五感で観る

「生き甲斐の心理学」教育普及活動中。五感を通して観えてくるものを書き綴っています。

表装の裂お話

2017年04月18日 | 第2章 五感と体感
表装の裂お話2017年4月18日



掛け軸を作る楽しみといえば、裂のしつらえです。表装では布とは言わず、「裂」と言います。
ただし、自分の好み優先で裂を選ぶことができるというわけではありません。
作品である「本紙」の声を聴きつつ、色だけではなく柄との兼ね合いに意味がもたらせることが叶うと、仕立てる心も弾みます。
お任せでのしつらえだと本紙を引き立たせるために、限りなく薄めの色で品よく仕立てるのが、昨今の傾向のようですが、抑制を効かせた設えも私にとっては修業の一つです。

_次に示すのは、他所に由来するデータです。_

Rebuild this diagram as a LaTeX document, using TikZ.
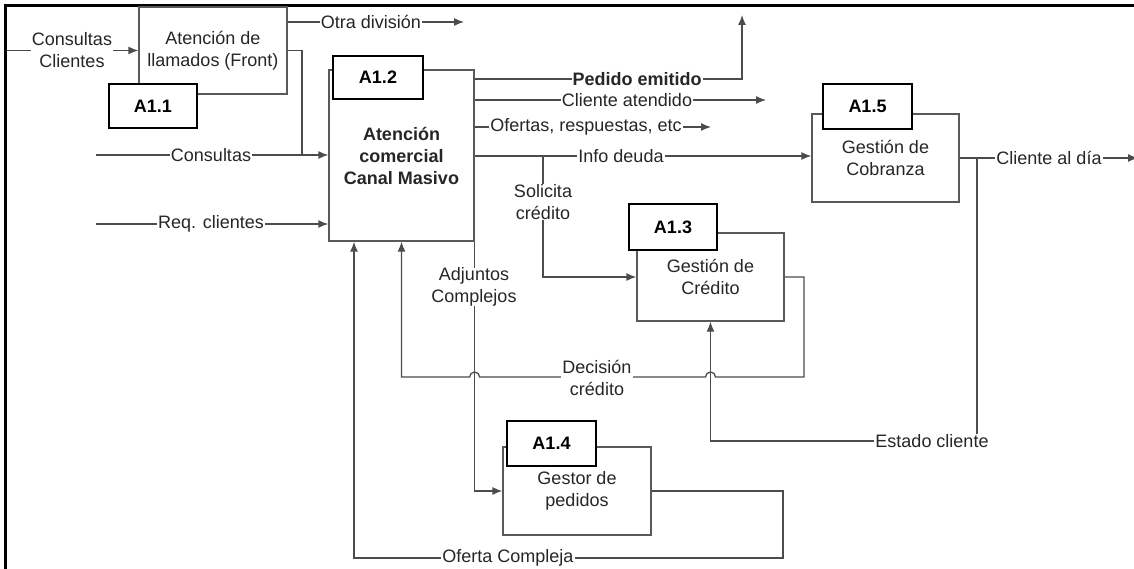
\documentclass[tikz,border=0pt]{standalone}
\usepackage{fontspec}
\setmainfont{Liberation Sans}
\usetikzlibrary{arrows.meta,calc}
\begin{document}
\begin{tikzpicture}[x=1pt,y=-1pt,
  txt/.style={text=black!85,font=\fontsize{18}{22}\selectfont},
  lbl/.style={txt,fill=white,inner xsep=1pt,inner ysep=0pt,align=center},
  plain/.style={draw=black!70,line width=1.3pt},
  conn/.style={plain,-{Latex[length=10pt,width=8pt]}},
  proc/.style={txt,draw=black!65,line width=1.3pt,fill=white,align=center,inner sep=0pt},
  tag/.style={draw=black,line width=2.2pt,fill=white,text=black,font=\bfseries\fontsize{18}{22}\selectfont,inner sep=0pt}
]
\useasboundingbox (0,0) rectangle (1134,569);
% frame
\draw[line width=3pt] (5.5,569) -- (5.5,5.5) -- (1134,5.5);

% process boxes and their tags
\node[proc,minimum width=148pt,minimum height=87pt] (A11) at (213,50.5) {Atención de\\llamados (Front)};
\node[tag,minimum width=88pt,minimum height=44pt] (T11) at (153,106) {A1.1\hspace{4pt}};
\node[proc,minimum width=145pt,minimum height=171pt,font=\bfseries\fontsize{18}{22}\selectfont] (A12) at (401.5,155.5) {Atención\\comercial\\Canal Masivo};
\node[tag,minimum width=90pt,minimum height=43pt] (T12) at (378,77.5) {A1.2\hspace{4pt}};
\node[proc,minimum width=147pt,minimum height=88pt] (A15) at (885.5,158) {Gestión de\\Cobranza};
\node[tag,minimum width=89pt,minimum height=45pt] (T15) at (867.5,106.5) {A1.5\hspace{4pt}};
\node[proc,minimum width=147pt,minimum height=88pt] (A13) at (710.5,277) {Gestión de\\Crédito};
\node[tag,minimum width=88pt,minimum height=46pt] (T13) at (673,227) {A1.3\hspace{4pt}};
\node[proc,minimum width=148pt,minimum height=88pt] (A14) at (577,491) {Gestor de\\pedidos};
\node[tag,minimum width=89pt,minimum height=45pt] (T14) at (551.5,443.5) {A1.4\hspace{4pt}};

% free ends and bends
\coordinate (inCC) at (7,50.5);
\coordinate (otraEnd) at (464,22);
\coordinate (j1) at (302,155);
\coordinate (consIn) at (96,155);
\coordinate (reqIn) at (96,224);
\coordinate (pedUp) at (742,79);
\coordinate (pedEnd) at (742,15);
\coordinate (caEnd) at (766,100);
\coordinate (ofEnd) at (711,127);
\coordinate (idB) at (543,156);
\coordinate (d1) at (804,377);
\coordinate (oc1) at (783,558);
\coordinate (oc2) at (354,558);
\coordinate (cadEnd) at (1138,158);
\coordinate (ec1) at (977,441);

% connectors
\draw[conn] (inCC) -- (A11.west);
\draw[conn] (A11.east |- otraEnd) -- (otraEnd);
\draw[plain] (A11.east) -| (j1);
\draw[conn] (consIn) -- (A12.west |- consIn);
\draw[conn] (reqIn) -- (A12.west |- reqIn);
\draw[conn] (A12.east |- pedUp) -- (pedUp) -- (pedEnd);
\draw[conn] (A12.east |- caEnd) -- (caEnd);
\draw[conn] (A12.east |- ofEnd) -- (ofEnd);
\draw[conn] (A12.east |- idB) -- (A15.west |- idB);
\draw[conn] (idB) |- (A13.west);
\draw[conn] (A13.east) -| (d1) -- ($(A13.south |- d1)+(5,0)$)
   arc[start angle=0,end angle=180,radius=5pt]
   -- ($(A12.south east |- d1)+(5,0)$)
   arc[start angle=0,end angle=180,radius=5pt]
   -- (A12.south |- d1) -- (A12.south);
\draw[conn] (A12.south east) |- (A14.west);
\draw[conn] (A14.east) -| (oc1) -- (oc2) -- (oc2 |- A12.south);
\draw[conn] (A15.east) -- (cadEnd);
\draw[conn] (ec1 |- A15.east) -- (ec1) -| (A13.south);

% labels
\node[lbl] (LCC) at (72,50) {Consultas\\Clientes};
\node[lbl] (LOD) at (371,22) {Otra división};
\node[lbl] (LCO) at (211,155) {Consultas};
\node[lbl] (LRC) at (211,224) {Req. clientes};
\node[lbl,font=\bfseries\fontsize{18}{22}\selectfont] (LPE) at (637,79) {Pedido emitido};
\node[lbl] (LCA) at (627,100) {Cliente atendido};
\node[lbl] (LOF) at (586,127) {Ofertas, respuestas, etc};
\node[lbl] (LID) at (621,156) {Info deuda};
\node[lbl] (LSC) at (543,202) {Solicita\\crédito};
\node[lbl] (LAC) at (474,287) {Adjuntos\\Complejos};
\node[lbl] (LDC) at (597,378) {Decisión\\crédito};
\node[lbl] (LOC) at (508,558) {Oferta Compleja};
\node[lbl] (LCD) at (1049,158) {Cliente al día};
\node[lbl] (LEC) at (932,441) {Estado cliente};
\end{tikzpicture}
\end{document}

本紙と向き合い、作品の内容を調べたり、書いた人、そして、仕上がった表装を持つ人の嗜好まで思いめぐらすことができるのが、作り手の理想でもあるのです。
画にしても、書にしても、季節、花や葉、雲や空、海の波、川の流れに至るまで、取り合わせの裂をピントの外れた選択をすると、つまらないものになってしまいます。

目の肥えた人々が見る感想も、勉強になる反面、好みや感性の違いを感じたりすることもあります。
だからこそ、最後まで自分が納得する設えを考えないと、他者の何気ない感想で自信喪失することもあるわけです。

公営の博物館や美術館での常設も勉強になりますが、私設の美術館は、持ち主の好みやお抱えの表具屋の仕事の傾向も見えてくるので、とても勉強になります。

お寺に行っても、僧侶の装束、袈裟に至るまで、柄を覚えることも癖になり、使われた柄の裂を使用した小物があれば、購入して持っておくことも学びの一つでもあるのです。
神社に参拝すると、御朱印を頂く間、壁に掛けられている掛け軸の白地の紋をひたすら眺めます。
お寺に関しては、門外不出の裂を手に入れる喜びも、作り手ならではの感情かもしれません。
カトリック関連に使われる裂も然りです。

とにもかくにも、どうしても裂に目が行くのはやめられそうもありません。
なるべく、ため込まず、放出しながら、新たな作品を仕立ててゆきたいものです。